Think about how you can make your subscribers feel invested in your business by offering something of value. We recommend using an 80/20 rule, where 80 percent of your content offers value to your subscribers and 20 percent is promotional content. If you’re unsure what your specific audience will find useful, send out an online survey to get their input.

8. Keep your contact list clean and up-to-date

How often are you sorting through your contacts to check for addresses with ongoing issues? Have you ever sent out an “update profile form” to ensure you’re reaching subscribers at their most up-to-date address?

Spend some time cleaning your email list and look for opportunities to resolve any issues with addresses that may be out of date.

What’s one thing you could improve in your next email campaign?

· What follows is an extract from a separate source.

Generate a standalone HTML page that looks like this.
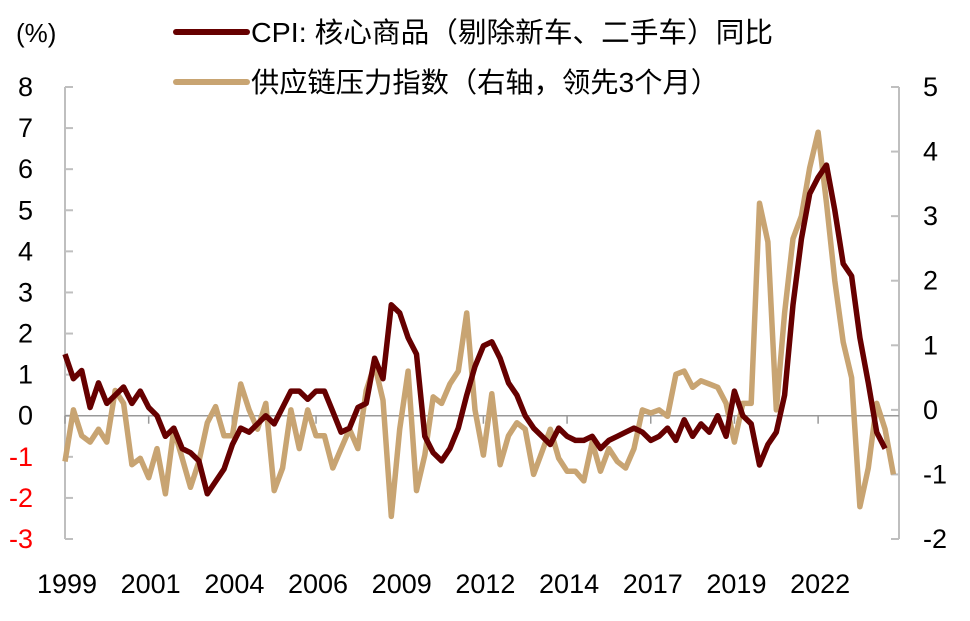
<!DOCTYPE html>
<html><head><meta charset="utf-8"><style>
body{margin:0;background:#fff;}
svg text{font-family:"Liberation Sans","Noto Sans CJK SC",sans-serif;}
</style></head><body>
<svg id="chart" width="970" height="616" viewBox="0 0 970 616" xmlns="http://www.w3.org/2000/svg">
<g id="axes"></g>
<g id="series"></g>
<g>
<text x="16" y="42" font-size="26">(%)</text>
<line x1="176" y1="32" x2="247" y2="32" stroke="#660000" stroke-width="6" stroke-linecap="round"/>
<text x="251" y="42" font-size="28" textLength="522" lengthAdjust="spacingAndGlyphs">CPI: 核心商品（剔除新车、二手车）同比</text>
<line x1="176" y1="82" x2="247" y2="82" stroke="#c8a472" stroke-width="6" stroke-linecap="round"/>
<text x="251" y="92" font-size="28" textLength="468" lengthAdjust="spacingAndGlyphs">供应链压力指数（右轴，领先3个月）</text>
</g>
</svg>
<script>
const cpiValues=[1.5,0.9,1.1,0.2,0.8,0.3,0.5,0.7,0.3,0.6,0.2,0.0,-0.5,-0.3,-0.8,-0.9,-1.1,-1.9,-1.6,-1.3,-0.7,-0.3,-0.4,-0.2,0.0,-0.2,0.2,0.6,0.6,0.4,0.6,0.6,0.1,-0.4,-0.3,0.2,0.3,1.4,0.9,2.7,2.5,1.9,1.5,-0.5,-0.9,-1.1,-0.8,-0.3,0.5,1.2,1.7,1.8,1.4,0.8,0.5,0.0,-0.3,-0.5,-0.7,-0.3,-0.5,-0.6,-0.6,-0.5,-0.8,-0.6,-0.5,-0.4,-0.3,-0.4,-0.6,-0.5,-0.3,-0.6,-0.1,-0.5,-0.2,-0.4,0.0,-0.5,0.6,0.0,-0.2,-1.2,-0.7,-0.4,0.5,2.7,4.3,5.4,5.8,6.1,5.0,3.7,3.4,1.9,0.8,-0.4,-0.8];
const gscpiValues=[-0.8,0.0,-0.4,-0.5,-0.3,-0.5,0.3,0.1,-0.85,-0.75,-1.05,-0.6,-1.3,-0.3,-0.75,-1.2,-0.8,-0.2,0.05,-0.4,-0.4,0.4,0.0,-0.3,0.1,-1.25,-0.9,0.0,-0.6,0.0,-0.4,-0.4,-0.9,-0.6,-0.3,-0.6,0.3,0.7,0.15,-1.65,-0.3,0.6,-1.25,-0.7,0.2,0.1,0.4,0.6,1.5,0.0,-0.7,0.25,-0.85,-0.4,-0.2,-0.3,-1.0,-0.65,-0.3,-0.75,-0.95,-0.95,-1.1,-0.5,-0.95,-0.6,-0.8,-0.9,-0.6,0.0,-0.05,0.0,-0.1,0.55,0.6,0.35,0.45,0.4,0.35,0.1,-0.5,0.1,0.1,3.2,2.6,0.0,1.5,2.65,3.0,3.75,4.3,3.2,2.0,1.05,0.5,-1.5,-0.9,0.1,-0.3,-1.0];
const leftTicks=[8,7,6,5,4,3,2,1,0,-1,-2,-3];
const rightTicks=[5,4,3,2,1,0,-1,-2];
const xTickLabels=["1999","2001","2004","2006","2009","2012","2014","2017","2019","2022"];
const monthsPerPoint=3;
const monthsPerXTick=30;

const X0=65,X1=899,TOTALM=299,TOP=87,BOT=539;
function xM(m){return X0+m*(X1-X0)/TOTALM;}
function yL(v){return TOP+(8-v)*(BOT-TOP)/11;}
function yR(v){return TOP+(5-v)*(BOT-TOP)/7;}
const NS="http://www.w3.org/2000/svg";
const axes=document.getElementById('axes'),series=document.getElementById('series');
function mk(tag,attrs,parent){const e=document.createElementNS(NS,tag);for(const k in attrs)e.setAttribute(k,attrs[k]);parent.appendChild(e);return e;}
let e;
e=mk('line',{x1:X0,y1:TOP,x2:X0,y2:BOT,stroke:'#bfbfbf','stroke-width':2},axes);


e=mk('line',{x1:X1,y1:TOP,x2:X1,y2:BOT,stroke:'#bfbfbf','stroke-width':2},axes);


leftTicks.forEach(v=>{
  const y=yL(v);
  let t=mk('line',{x1:X0,y1:y,x2:X0+8,y2:y,stroke:'#bfbfbf','stroke-width':2},axes);
  
  
  let l=mk('text',{x:33,y:y+9,'font-size':27,'text-anchor':'end',fill:v<0?'#ff0000':'#000'},axes);
  l.textContent=v;
  
  
});
rightTicks.forEach(v=>{
  const y=yR(v);
  let t=mk('line',{x1:X1-8,y1:y,x2:X1,y2:y,stroke:'#bfbfbf','stroke-width':2},axes);
  
  
  let l=mk('text',{x:923,y:y+9,'font-size':27,fill:'#000'},axes);
  l.textContent=v;
  
  
});
const y0=yL(0);
e=mk('line',{x1:X0,y1:y0,x2:X1,y2:y0,stroke:'#999','stroke-width':1.5},axes);


xTickLabels.forEach((s,i)=>{
  const x=xM(i*monthsPerXTick);
  let t=mk('line',{x1:x,y1:y0,x2:x,y2:y0+8,stroke:'#999','stroke-width':1.5},axes);
  
  
  let l=mk('text',{x:x+2,y:593,'font-size':27,'text-anchor':'middle',fill:'#000'},axes);
  l.textContent=s;
  
  
});
function pathFor(vals,yf){return vals.map((v,i)=>(i?'L':'M')+xM(i*monthsPerPoint).toFixed(1)+','+yf(v).toFixed(1)).join(' ');}
e=mk('path',{d:pathFor(gscpiValues,yR),fill:'none',stroke:'#c8a472','stroke-width':5.5,'stroke-linejoin':'round'},series);


e=mk('path',{d:pathFor(cpiValues,yL),fill:'none',stroke:'#660000','stroke-width':5.5,'stroke-linejoin':'round'},series);


</script>
</body></html>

When it comes to email open rates, small improvements can make a big difference.

This is especially important as more email clients include tabs that file your emails as “promotions” alongside other companies your subscriber has signed up to hear from. Your emails will be competing directly with other brand updates and promotions, so it’s crucial that you’re making your emails recognizable and communicating why people should open them..

The best way to stand out is to make sure the people who already know, like, and trust your business can recognize you right away!